Misunderstandings in an intercultural team are bound to happen. The fact of the matter is: people just comprehend and process information differently because of their diverse backgrounds and experience. Misunderstandings can prove detrimental to productivity, as well as relationships within the team, if not handled properly.

In this article, I would like to share 6 tips that can help you become more mindful of the information your international colleagues are giving you. They are especially relevant in the digital context, as this is an environment that generates even more misunderstandings.
1. Listen very attentively
Sometimes, especially during online meetings, we tend to check the calendar, look at the phone, or, in other words, multitask, without focusing on the matter of the conversation. Try to avoid listening and doing any other activity at the same time. It might seem hard at first, but it is the first step towards avoiding misunderstanding.

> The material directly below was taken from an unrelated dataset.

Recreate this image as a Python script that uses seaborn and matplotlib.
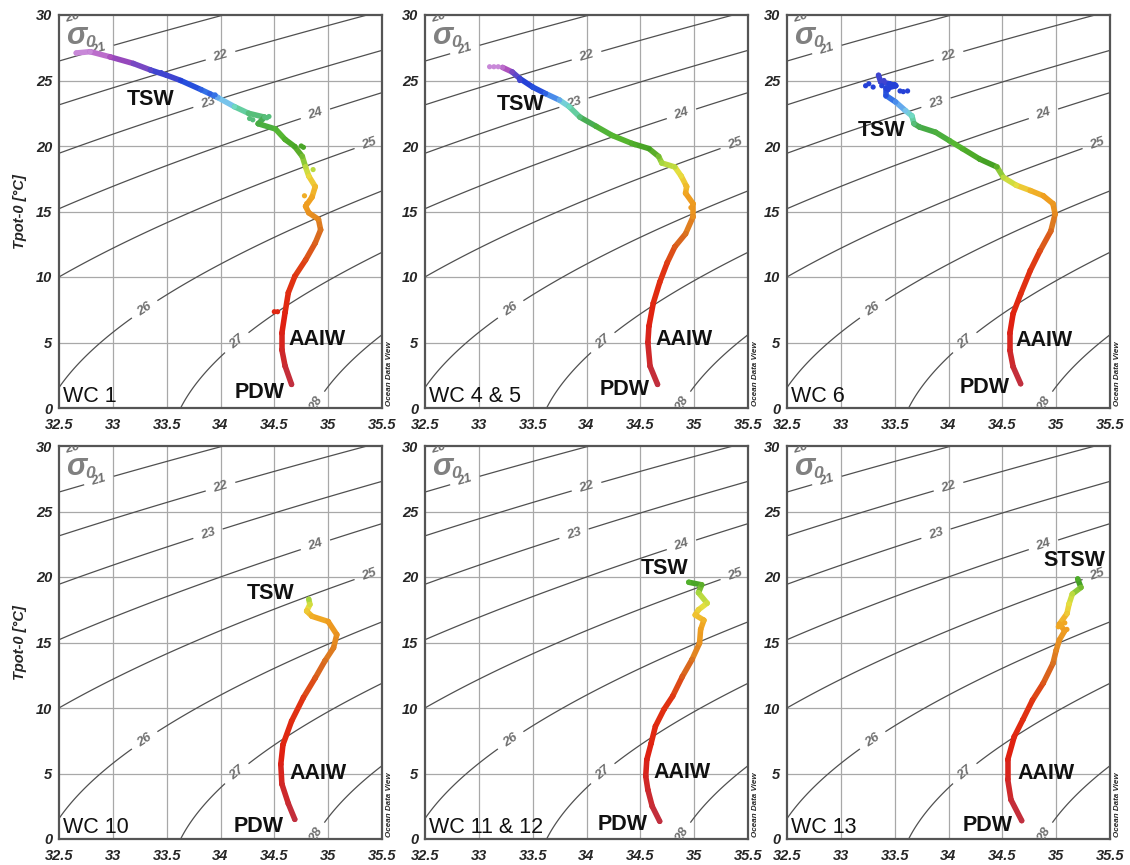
import numpy as np
import pandas as pd
import matplotlib
matplotlib.use("Agg")
import matplotlib.pyplot as plt
from matplotlib.collections import LineCollection
from matplotlib.colors import LinearSegmentedColormap, Normalize
import seaborn as sns

# ---------------------------------------------------------
# Data: salinity, potential temperature, approx depth (m) per cast
# ---------------------------------------------------------
WC1_S = [32.66, 32.79, 32.975, 33.19, 33.35, 33.5, 33.63, 33.82, 33.975, 34.13, 34.26, 34.41,
         34.35, 34.51, 34.6, 34.69, 34.76, 34.79, 34.82, 34.88, 34.85, 34.79, 34.82, 34.91,
         34.93, 34.88, 34.79, 34.69, 34.63, 34.6, 34.57, 34.57, 34.6, 34.66]
WC1_T = [27.1, 27.2, 26.8, 26.3, 25.8, 25.4, 25.0, 24.3, 23.7, 23.0, 22.5, 22.2,
         21.7, 21.3, 20.5, 19.95, 19.2, 18.4, 17.7, 16.9, 16.1, 15.4, 14.9, 14.4,
         13.6, 12.6, 11.3, 10.05, 8.8, 7.3, 5.7, 4.45, 3.2, 1.8]
WC1_D = [0, 5, 15, 25, 35, 40, 45, 58, 78, 95, 108, 112, 120, 135, 150, 165, 185, 200,
         220, 245, 265, 280, 300, 330, 370, 420, 480, 560, 650, 800, 1000, 1200, 1400, 1600]
WC1_EXTRA = [(34.45, 22.25, 112), (34.43, 22.15, 112), (34.3, 22.0, 110), (34.27, 22.1, 108),
             (34.75, 20.0, 165), (34.77, 19.9, 165), (34.86, 18.2, 205), (34.5, 7.35, 800),
             (34.53, 7.35, 800), (34.78, 16.2, 262), (34.8, 15.6, 278), (33.9, 24.0, 62),
             (33.95, 23.9, 64), (33.45, 25.6, 38)]

WC45_S = [33.22, 33.31, 33.38, 33.5, 33.62, 33.75, 33.84, 33.94, 34.09, 34.24, 34.42, 34.58,
          34.67, 34.7, 34.82, 34.88, 34.93, 34.92, 34.99, 34.99, 34.92, 34.82, 34.75, 34.68,
          34.62, 34.58, 34.57, 34.59, 34.66]
WC45_T = [26.0, 25.65, 25.15, 24.5, 24.0, 23.5, 23.0, 22.2, 21.5, 20.8, 20.2, 19.8,
          19.2, 18.7, 18.4, 17.7, 16.9, 16.4, 15.6, 14.6, 13.3, 12.3, 11.1, 9.6,
          8.0, 6.25, 5.0, 3.2, 1.8]
WC45_D = [10, 25, 40, 50, 62, 80, 95, 110, 125, 140, 155, 170, 185, 195, 205, 220, 245,
          265, 285, 310, 380, 440, 520, 620, 760, 950, 1150, 1400, 1600]
WC45_EXTRA = [(33.1, 26.05, 0), (33.14, 26.05, 0), (33.18, 26.05, 5), (33.38, 25.0, 42),
              (34.45, 20.1, 158), (34.92, 17.0, 245), (34.97, 15.3, 290)]

WC6_S = [33.35, 33.37, 33.45, 33.51, 33.42, 33.42, 33.51, 33.6, 33.66, 33.68, 33.73, 33.88,
         34.01, 34.13, 34.29, 34.45, 34.51, 34.63, 34.76, 34.88, 34.97, 34.99, 34.95, 34.85,
         34.76, 34.67, 34.6, 34.57, 34.57, 34.6, 34.67]
WC6_T = [25.4, 24.9, 24.75, 24.6, 24.4, 23.85, 23.35, 22.7, 22.3, 21.7, 21.45, 21.05,
         20.4, 19.8, 19.0, 18.4, 17.6, 17.0, 16.6, 16.2, 15.6, 14.8, 13.5, 12.0,
         10.5, 8.7, 7.2, 5.7, 4.4, 3.15, 1.85]
WC6_D = [40, 42, 44, 45, 46, 55, 70, 85, 95, 112, 118, 125, 135, 150, 165, 180, 200, 215,
         250, 270, 290, 320, 400, 480, 570, 680, 820, 1000, 1200, 1400, 1600]
WC6_EXTRA = [(33.23, 24.6, 45), (33.26, 24.75, 45), (33.3, 24.5, 45), (33.55, 24.2, 48),
             (33.58, 24.15, 48), (33.62, 24.2, 48), (33.47, 24.55, 45), (33.5, 24.7, 45),
             (33.4, 25.0, 42), (33.44, 24.3, 48), (33.38, 24.6, 45)]

WC10_S = [34.82, 34.83, 34.80, 34.85, 35.0, 35.08, 35.05, 34.97, 34.88, 34.77, 34.66, 34.58,
          34.56, 34.57, 34.63, 34.69]
WC10_T = [18.3, 17.9, 17.4, 17.0, 16.6, 15.6, 14.6, 13.6, 12.3, 10.8, 9.0, 7.2,
          5.7, 4.2, 2.7, 1.5]
WC10_D = [195, 210, 235, 260, 275, 300, 340, 380, 440, 530, 660, 820, 1000, 1200, 1400, 1600]
WC10_EXTRA = []

WC1112_S = [34.95, 35.07, 35.04, 35.12, 35.04, 35.01, 35.09, 35.06, 35.05, 34.98, 34.89, 34.8,
            34.72, 34.64, 34.6, 34.56, 34.55, 34.57, 34.61, 34.68]
WC1112_T = [19.6, 19.4, 18.8, 18.0, 17.5, 17.1, 16.7, 16.0, 14.95, 13.7, 12.4, 10.9,
            9.9, 8.6, 7.3, 6.05, 4.8, 3.75, 2.5, 1.35]
WC1112_D = [150, 175, 195, 210, 225, 240, 255, 270, 300, 370, 440, 540, 610, 720, 850,
            1000, 1150, 1300, 1450, 1600]
WC1112_EXTRA = []

WC13_S = [35.2, 35.23, 35.15, 35.12, 35.1, 35.03, 35.08, 35.03, 35.0, 34.97, 34.88, 34.78,
          34.69, 34.61, 34.55, 34.55, 34.58, 34.68]
WC13_T = [19.85, 19.2, 18.7, 17.95, 17.2, 16.4, 15.9, 15.2, 14.4, 13.4, 11.9, 10.6,
          9.1, 7.8, 6.05, 4.55, 3.0, 1.4]
WC13_D = [160, 185, 200, 215, 235, 265, 280, 300, 330, 380, 450, 540, 660, 780, 980,
          1180, 1400, 1600]
WC13_EXTRA = [(35.05, 16.3, 268), (35.1, 16.0, 275), (35.02, 16.2, 268), (35.08, 16.5, 265)]

PANEL_NAMES = ["WC 1", "WC 4 & 5", "WC 6", "WC 10", "WC 11 & 12", "WC 13"]
PANEL_DATA = [
    (WC1_S, WC1_T, WC1_D, WC1_EXTRA),
    (WC45_S, WC45_T, WC45_D, WC45_EXTRA),
    (WC6_S, WC6_T, WC6_D, WC6_EXTRA),
    (WC10_S, WC10_T, WC10_D, WC10_EXTRA),
    (WC1112_S, WC1112_T, WC1112_D, WC1112_EXTRA),
    (WC13_S, WC13_T, WC13_D, WC13_EXTRA),
]

# water mass labels: (text, S, T) left edge / vertical centre
WATER_MASSES = [
    [("TSW", 33.13, 23.55), ("AAIW", 34.63, 5.2), ("PDW", 34.13, 1.2)],
    [("TSW", 33.17, 23.2), ("AAIW", 34.64, 5.2), ("PDW", 34.12, 1.4)],
    [("TSW", 33.16, 21.2), ("AAIW", 34.62, 5.15), ("PDW", 34.10, 1.6)],
    [("TSW", 34.24, 18.75), ("AAIW", 34.64, 5.0), ("PDW", 34.12, 0.95)],
    [("TSW", 34.50, 20.67), ("AAIW", 34.62, 5.1), ("PDW", 34.10, 1.1)],
    [("STSW", 34.88, 21.27), ("AAIW", 34.64, 5.0), ("PDW", 34.13, 1.0)],
]

SIGMA_LEVELS = [20, 21, 22, 23, 24, 25, 26, 27, 28]
SIGMA_LABEL_POS = [(32.62, 29.9), (32.87, 27.4), (34.0, 26.9), (33.88, 23.4), (34.88, 22.5),
                   (35.38, 20.2), (33.29, 7.6), (34.15, 5.0), (34.88, 0.3)]

# ODV-like depth colour bar
DEPTH_NODES = [0, 15, 30, 45, 65, 80, 95, 115, 140, 170, 195, 215, 240, 270, 380, 550, 900, 1600]
DEPTH_COLORS = ["#c888d8", "#a848b8", "#6048c8", "#2040d8", "#3878e8", "#78c0f0", "#70dcc0",
                "#44a848", "#58b830", "#44a024", "#a8d840", "#e8e040", "#f0c030", "#f0a020",
                "#d87020", "#e03412", "#e02010", "#c03040"]


# ---------------------------------------------------------
# sigma-0 from UNESCO EOS-80 at surface pressure
# ---------------------------------------------------------
def sigma0(S, T):
    rw = (999.842594 + 6.793952e-2 * T - 9.095290e-3 * T**2 + 1.001685e-4 * T**3
          - 1.120083e-6 * T**4 + 6.536332e-9 * T**5)
    A = 0.824493 - 4.0899e-3 * T + 7.6438e-5 * T**2 - 8.2467e-7 * T**3 + 5.3875e-9 * T**4
    B = -5.72466e-3 + 1.0227e-4 * T - 1.6546e-6 * T**2
    C = 4.8314e-4
    return rw + A * S + B * S**1.5 + C * S**2 - 1000.0


sg, tg = np.meshgrid(np.linspace(32.5, 35.5, 200), np.linspace(0, 30, 200))
sig = sigma0(sg, tg)

cmap = LinearSegmentedColormap.from_list(
    "odv", [(d / DEPTH_NODES[-1], c) for d, c in zip(DEPTH_NODES, DEPTH_COLORS)])
norm = Normalize(0, DEPTH_NODES[-1])

sns.set_style("white")
plt.rcParams["font.family"] = ["Liberation Sans", "DejaVu Sans"]

fig = plt.figure(figsize=(11.3, 8.65), dpi=100)

W, H = 1130, 865
lefts = [59, 425, 787]
tops = [15, 446]
aw, ah = 323, 393

for i, (name, (S, T, D, extra)) in enumerate(zip(PANEL_NAMES, PANEL_DATA)):
    r, c = divmod(i, 3)
    ax = fig.add_axes([lefts[c] / W, 1 - (tops[r] + ah) / H, aw / W, ah / H])

    # grid
    for x in np.arange(33.0, 35.5, 0.5):
        ax.axvline(x, color="#a8a8a8", lw=0.9, zorder=0)
    for y in [5, 10, 15, 20, 25]:
        ax.axhline(y, color="#a8a8a8", lw=0.9, zorder=0)

    # density contours
    cs = ax.contour(sg, tg, sig, levels=SIGMA_LEVELS, colors="#505050", linewidths=0.9, zorder=1)
    with plt.rc_context({"font.weight": "bold", "font.style": "italic"}):
        ax.clabel(cs, fmt="%d", fontsize=9.5, colors="#707070", inline=True,
                  inline_spacing=8, manual=SIGMA_LABEL_POS)

    # profile
    df = pd.DataFrame({"S": S, "T": T, "depth": D})
    pts = df[["S", "T"]].to_numpy()
    segs = np.stack([pts[:-1], pts[1:]], axis=1)
    mid = (df["depth"].to_numpy()[:-1] + df["depth"].to_numpy()[1:]) / 2
    lc = LineCollection(segs, colors=cmap(norm(mid)), linewidths=4.0, capstyle="round",
                        joinstyle="round", zorder=3)
    ax.add_collection(lc)
    allpts = pd.concat([df, pd.DataFrame(extra, columns=["S", "T", "depth"])], ignore_index=True)
    sns.scatterplot(data=allpts, x="S", y="T", hue="depth", palette=cmap, hue_norm=norm,
                    s=14, linewidth=0, legend=False, ax=ax, zorder=4)

    ax.set_xlim(32.5, 35.5)
    ax.set_ylim(0, 30)
    ax.set_xticks([32.5, 33, 33.5, 34, 34.5, 35, 35.5])
    ax.set_xticklabels(["32.5", "33", "33.5", "34", "34.5", "35", "35.5"])
    ax.set_yticks([0, 5, 10, 15, 20, 25, 30])
    ax.set_xticks(np.arange(32.5, 35.51, 0.25), minor=True)
    ax.set_yticks(np.arange(0, 30.1, 2.5), minor=True)
    ax.tick_params(which="both", direction="in", color="#606060", width=0.8)
    ax.tick_params(which="major", length=3, labelsize=10.5)
    ax.tick_params(axis="x", which="major", pad=7)
    ax.tick_params(axis="y", which="major", pad=5)
    ax.tick_params(which="minor", length=2)
    for lab in ax.get_xticklabels() + ax.get_yticklabels():
        lab.set_fontweight("bold")
        lab.set_fontstyle("italic")
    for sp in ax.spines.values():
        sp.set_color("#555555")
        sp.set_linewidth(1.6)
    ax.set_xlabel("")
    if c == 0:
        ax.set_ylabel("Tpot-0 [°C]", fontsize=10.5, fontweight="bold", fontstyle="italic",
                      labelpad=6)
    else:
        ax.set_ylabel("")

    # sigma_0 marker
    ax.text(32.57, 28.4, "σ", fontsize=22, fontweight="bold", fontstyle="italic",
            color="#808080", va="center", ha="left", zorder=5)
    ax.text(32.74, 27.9, "0", fontsize=12.5, fontweight="bold", fontstyle="italic",
            color="#808080", va="center", ha="left", zorder=5)

    # panel name
    ax.text(32.54, 0.9, name, fontsize=15.5, va="center", ha="left", color="#111111", zorder=5)

    for txt, xs, yt in WATER_MASSES[i]:
        ax.text(xs, yt, txt, fontsize=15.5, fontweight="bold", va="center", ha="left",
                color="#111111", zorder=6)

    ax.text(1.012, 0.005, "Ocean Data View", transform=ax.transAxes, rotation=90,
            fontsize=5.8, fontweight="bold", fontstyle="italic", va="bottom", ha="left")

fig.savefig("out.png", dpi=100)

2. Ask to repeat a sentence or idea
During zoom calls, internet speed can fluctuate or be generally slow, which will lead you to simply miss an important piece of information. It is always better to ask to repeat the thought or clarify it rather than just sit there quietly, trying not to interrupt your colleague. You can use such phrases as:

Please could you clarify … ?”,
Can you repeat for me, please?”,
Could you say again what you’ve just said, please?”.

3.Use paraphrasing
Sometimes you can misunderstand your colleagues’ ideas because of a bad internet connection or the fact you are communicating in a non-native language. To make sure that you’ve grasped and understood the idea completely, you can paraphrase it, expressing the same thought using other words. To put it shortly, you can repeat the idea that was just said in other words.Try using phrases like:

Did I understand correctly that …”,
Did you just say that …”,
So you are saying that …”.

4. Make notes during the conversation
While talking to someone at an online meeting, you can write down minutes to stay on track and better process information. It is very useful not just for your personal understanding but for other participants of the meeting too. You can send the minutes to the chat to double-check whether everyone is on the same page about the main points of the discussion. Taking minutes can be difficult at first, because colleagues who are more fluent in English may speak at a greater speed, but as you practice, you will become better at it.

5. Summarize and repeat your ideas
To make sure that everyone at the meeting remembers the ideas of your speech/presentation, you can make a small summary at the end of your speech and repeat all of your main talking points. Don’t hesitate to enumerate them in a short yet precise manner. It helps other people to follow your thoughts and catch ideas that they might have missed when you’ve been introducing them earlier.

6. Use synonyms
Some words can be unfamiliar for your vis-à-vis, especially if English is not their native language. You also might be unsure about the pronunciation or meaning of a particular word that you use. For example:

The presentation that you have delivered today was really impactful, and I mean very helpful for our understanding and it will be very important for our future discussion”.

Here the word “impactful” may be unfamiliar to some members of your audience, therefore you can provide synonyms like “very helpful for our understanding” and “very important”.
To conclude, I would like to suggest one final tip concerning misunderstandings: it is impossible to avoid them completely. There is always going to be conflict so long as there are differences between us as people. The important thing is not to blame your vis-a-vis or yourself for it. Instead of trying to find a guilty party, focus your effort on fixing the damage the misunderstanding has done, and try to create an environment where you can avoid such incidents in the future.